Listed entries –
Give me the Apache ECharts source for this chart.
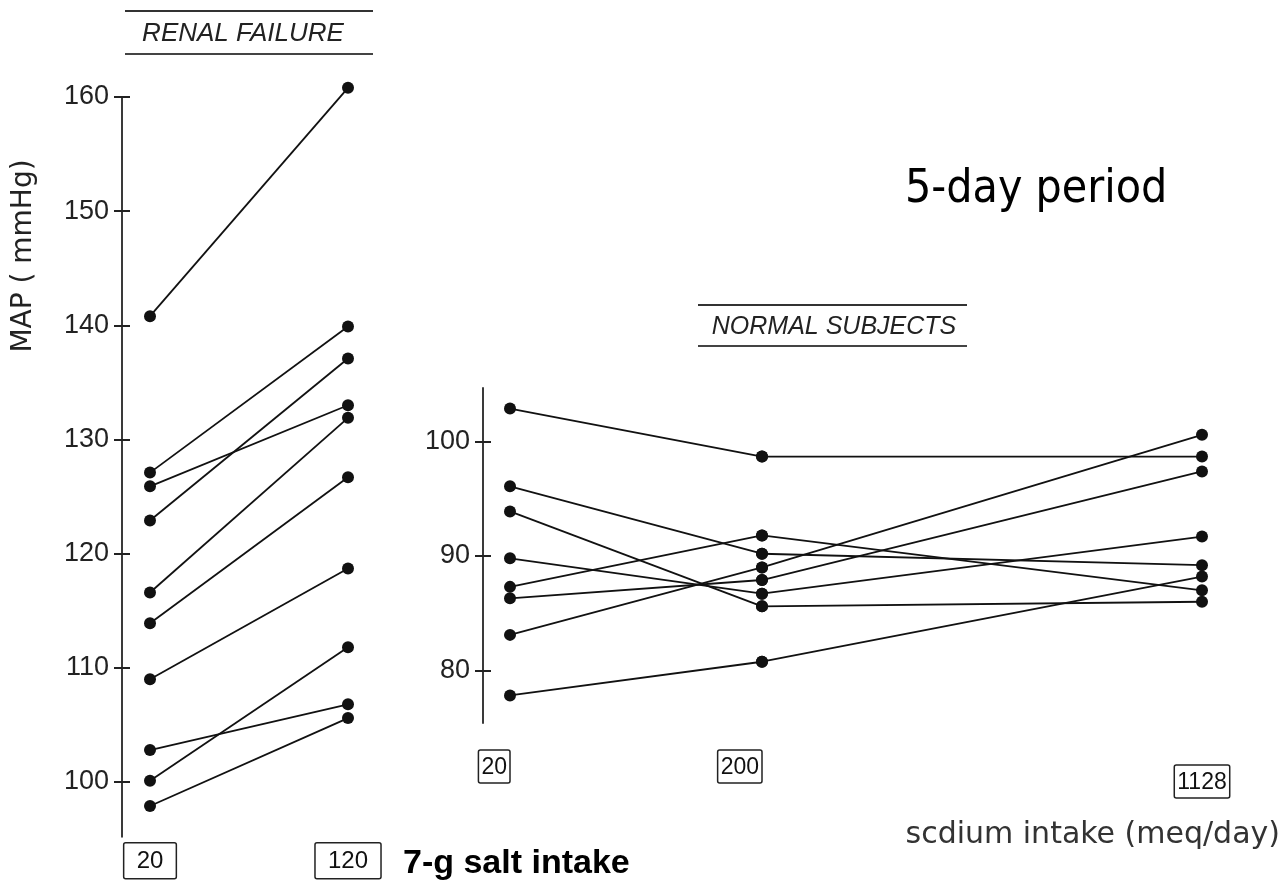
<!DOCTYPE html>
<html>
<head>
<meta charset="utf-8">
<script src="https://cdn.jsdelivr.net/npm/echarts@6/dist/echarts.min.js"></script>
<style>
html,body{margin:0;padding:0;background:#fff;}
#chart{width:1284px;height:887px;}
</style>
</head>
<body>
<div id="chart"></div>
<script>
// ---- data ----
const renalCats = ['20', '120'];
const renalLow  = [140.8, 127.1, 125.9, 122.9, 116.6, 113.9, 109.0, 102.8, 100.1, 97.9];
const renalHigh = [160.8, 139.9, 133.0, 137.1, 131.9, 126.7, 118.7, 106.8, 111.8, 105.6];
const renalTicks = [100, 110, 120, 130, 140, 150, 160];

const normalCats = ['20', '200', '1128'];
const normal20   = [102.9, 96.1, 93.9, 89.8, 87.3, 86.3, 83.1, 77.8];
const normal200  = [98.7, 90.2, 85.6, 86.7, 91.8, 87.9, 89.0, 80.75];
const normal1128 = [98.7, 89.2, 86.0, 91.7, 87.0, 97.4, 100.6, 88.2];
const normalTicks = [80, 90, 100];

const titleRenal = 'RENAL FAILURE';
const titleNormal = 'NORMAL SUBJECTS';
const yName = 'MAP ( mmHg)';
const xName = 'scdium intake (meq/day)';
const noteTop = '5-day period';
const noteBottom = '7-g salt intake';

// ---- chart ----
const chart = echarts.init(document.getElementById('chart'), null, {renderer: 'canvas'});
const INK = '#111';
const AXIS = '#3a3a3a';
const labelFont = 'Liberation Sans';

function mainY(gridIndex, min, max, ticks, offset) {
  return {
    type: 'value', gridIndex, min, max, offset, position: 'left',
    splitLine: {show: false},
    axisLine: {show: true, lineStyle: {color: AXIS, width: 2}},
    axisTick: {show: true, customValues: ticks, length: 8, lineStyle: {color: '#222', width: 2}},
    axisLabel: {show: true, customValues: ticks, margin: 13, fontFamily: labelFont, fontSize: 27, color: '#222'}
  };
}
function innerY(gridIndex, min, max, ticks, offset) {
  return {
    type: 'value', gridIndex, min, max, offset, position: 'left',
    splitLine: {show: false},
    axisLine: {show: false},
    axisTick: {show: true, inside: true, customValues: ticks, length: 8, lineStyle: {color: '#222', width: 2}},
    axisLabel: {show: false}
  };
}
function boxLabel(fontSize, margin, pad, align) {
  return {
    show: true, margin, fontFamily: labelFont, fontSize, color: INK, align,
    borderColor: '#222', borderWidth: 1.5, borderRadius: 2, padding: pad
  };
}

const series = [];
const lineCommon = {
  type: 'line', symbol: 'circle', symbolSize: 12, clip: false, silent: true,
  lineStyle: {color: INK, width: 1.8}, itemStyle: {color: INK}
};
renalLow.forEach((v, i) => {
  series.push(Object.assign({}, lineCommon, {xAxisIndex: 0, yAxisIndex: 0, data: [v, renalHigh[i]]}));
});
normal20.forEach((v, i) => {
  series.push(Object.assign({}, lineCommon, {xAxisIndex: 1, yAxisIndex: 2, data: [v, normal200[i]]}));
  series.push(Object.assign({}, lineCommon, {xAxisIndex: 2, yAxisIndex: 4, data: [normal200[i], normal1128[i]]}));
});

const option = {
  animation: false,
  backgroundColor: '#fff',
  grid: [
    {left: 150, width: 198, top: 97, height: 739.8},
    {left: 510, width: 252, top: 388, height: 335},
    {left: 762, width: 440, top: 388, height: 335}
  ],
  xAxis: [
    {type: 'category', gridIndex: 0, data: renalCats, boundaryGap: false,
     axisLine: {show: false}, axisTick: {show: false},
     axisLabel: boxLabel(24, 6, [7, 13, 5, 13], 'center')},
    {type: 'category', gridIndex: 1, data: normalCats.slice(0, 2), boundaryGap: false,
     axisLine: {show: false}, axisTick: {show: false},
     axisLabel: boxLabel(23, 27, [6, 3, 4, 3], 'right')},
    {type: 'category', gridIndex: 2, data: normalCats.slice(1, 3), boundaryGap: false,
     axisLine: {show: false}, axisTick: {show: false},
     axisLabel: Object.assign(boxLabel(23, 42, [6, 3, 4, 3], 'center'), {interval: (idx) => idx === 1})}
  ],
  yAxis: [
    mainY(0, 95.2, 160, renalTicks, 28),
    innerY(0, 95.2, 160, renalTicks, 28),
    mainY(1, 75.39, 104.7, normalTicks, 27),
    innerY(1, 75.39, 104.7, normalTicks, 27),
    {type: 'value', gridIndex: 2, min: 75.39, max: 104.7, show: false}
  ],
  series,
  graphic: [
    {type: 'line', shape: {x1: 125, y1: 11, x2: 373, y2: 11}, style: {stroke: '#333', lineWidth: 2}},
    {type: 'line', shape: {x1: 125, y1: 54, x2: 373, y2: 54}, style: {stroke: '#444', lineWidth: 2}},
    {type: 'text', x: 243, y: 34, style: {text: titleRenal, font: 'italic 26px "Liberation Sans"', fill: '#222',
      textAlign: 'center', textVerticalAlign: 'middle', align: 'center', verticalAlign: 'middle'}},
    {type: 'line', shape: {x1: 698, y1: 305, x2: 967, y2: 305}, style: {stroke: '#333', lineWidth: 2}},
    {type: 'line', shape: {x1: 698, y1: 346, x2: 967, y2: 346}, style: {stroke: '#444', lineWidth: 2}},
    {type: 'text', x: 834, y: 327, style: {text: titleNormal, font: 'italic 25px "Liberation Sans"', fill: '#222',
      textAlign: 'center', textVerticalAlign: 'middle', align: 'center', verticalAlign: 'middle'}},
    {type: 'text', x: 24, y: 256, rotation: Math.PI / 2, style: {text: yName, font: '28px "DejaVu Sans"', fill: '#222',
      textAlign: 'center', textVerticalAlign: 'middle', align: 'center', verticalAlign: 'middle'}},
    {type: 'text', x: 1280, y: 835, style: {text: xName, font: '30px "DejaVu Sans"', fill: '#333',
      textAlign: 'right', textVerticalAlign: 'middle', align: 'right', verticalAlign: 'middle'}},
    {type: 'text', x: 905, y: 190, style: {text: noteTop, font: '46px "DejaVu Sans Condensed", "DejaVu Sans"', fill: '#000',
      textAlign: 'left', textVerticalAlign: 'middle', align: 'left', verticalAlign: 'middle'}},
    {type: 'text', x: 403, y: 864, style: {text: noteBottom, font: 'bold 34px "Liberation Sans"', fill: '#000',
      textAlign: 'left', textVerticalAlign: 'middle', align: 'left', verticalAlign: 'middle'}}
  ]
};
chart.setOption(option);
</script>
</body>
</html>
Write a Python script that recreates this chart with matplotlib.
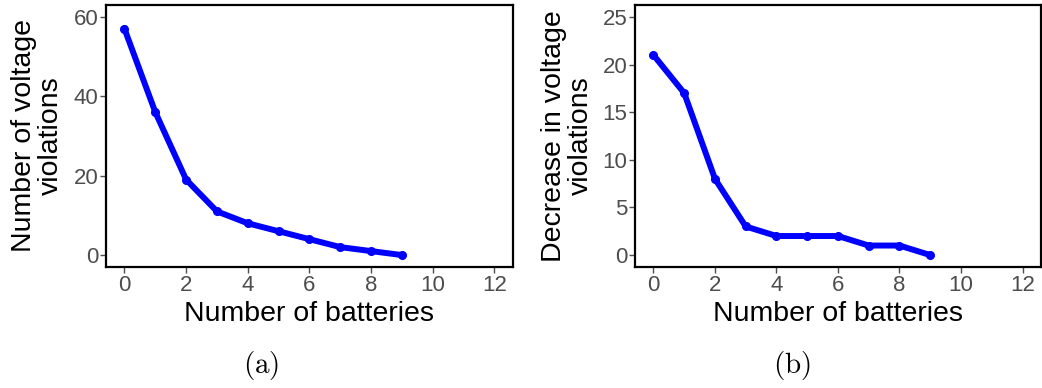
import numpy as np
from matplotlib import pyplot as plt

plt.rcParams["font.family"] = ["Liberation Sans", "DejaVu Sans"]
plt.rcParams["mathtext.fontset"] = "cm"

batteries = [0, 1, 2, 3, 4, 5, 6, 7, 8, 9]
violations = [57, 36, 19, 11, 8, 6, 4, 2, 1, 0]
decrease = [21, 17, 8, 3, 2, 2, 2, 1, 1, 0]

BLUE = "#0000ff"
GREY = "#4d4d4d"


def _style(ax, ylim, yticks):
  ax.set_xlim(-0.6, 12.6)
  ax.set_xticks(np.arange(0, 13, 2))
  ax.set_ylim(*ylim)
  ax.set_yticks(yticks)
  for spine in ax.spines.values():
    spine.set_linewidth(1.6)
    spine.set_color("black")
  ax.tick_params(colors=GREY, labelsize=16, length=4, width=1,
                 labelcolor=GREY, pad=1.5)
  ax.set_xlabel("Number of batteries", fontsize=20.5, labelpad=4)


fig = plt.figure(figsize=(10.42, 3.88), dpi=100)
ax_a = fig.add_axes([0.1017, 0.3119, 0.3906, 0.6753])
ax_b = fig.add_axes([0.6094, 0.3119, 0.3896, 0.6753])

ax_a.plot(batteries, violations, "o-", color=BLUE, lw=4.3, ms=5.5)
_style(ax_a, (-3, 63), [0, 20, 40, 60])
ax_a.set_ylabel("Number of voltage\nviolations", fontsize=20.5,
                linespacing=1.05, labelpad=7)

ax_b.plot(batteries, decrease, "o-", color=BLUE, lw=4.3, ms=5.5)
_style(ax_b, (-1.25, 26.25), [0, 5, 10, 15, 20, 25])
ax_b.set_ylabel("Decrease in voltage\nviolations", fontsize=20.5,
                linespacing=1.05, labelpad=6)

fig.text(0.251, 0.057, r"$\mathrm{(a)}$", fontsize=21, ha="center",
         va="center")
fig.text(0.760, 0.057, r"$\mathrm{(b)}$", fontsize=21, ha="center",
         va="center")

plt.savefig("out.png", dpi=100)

Brief – Repeat word for word the lines above, from the first entry through the line containing "const noteBottom = '7-g salt intake';", with both ends kept and the pictures dropped.

Complete output –
Give me the Apache ECharts source for this chart.
<!DOCTYPE html>
<html>
<head>
<meta charset="utf-8">
<script src="https://cdn.jsdelivr.net/npm/echarts@6/dist/echarts.min.js"></script>
<style>
html,body{margin:0;padding:0;background:#fff;}
#chart{width:1284px;height:887px;}
</style>
</head>
<body>
<div id="chart"></div>
<script>
// ---- data ----
const renalCats = ['20', '120'];
const renalLow  = [140.8, 127.1, 125.9, 122.9, 116.6, 113.9, 109.0, 102.8, 100.1, 97.9];
const renalHigh = [160.8, 139.9, 133.0, 137.1, 131.9, 126.7, 118.7, 106.8, 111.8, 105.6];
const renalTicks = [100, 110, 120, 130, 140, 150, 160];

const normalCats = ['20', '200', '1128'];
const normal20   = [102.9, 96.1, 93.9, 89.8, 87.3, 86.3, 83.1, 77.8];
const normal200  = [98.7, 90.2, 85.6, 86.7, 91.8, 87.9, 89.0, 80.75];
const normal1128 = [98.7, 89.2, 86.0, 91.7, 87.0, 97.4, 100.6, 88.2];
const normalTicks = [80, 90, 100];

const titleRenal = 'RENAL FAILURE';
const titleNormal = 'NORMAL SUBJECTS';
const yName = 'MAP ( mmHg)';
const xName = 'scdium intake (meq/day)';
const noteTop = '5-day period';
const noteBottom = '7-g salt intake';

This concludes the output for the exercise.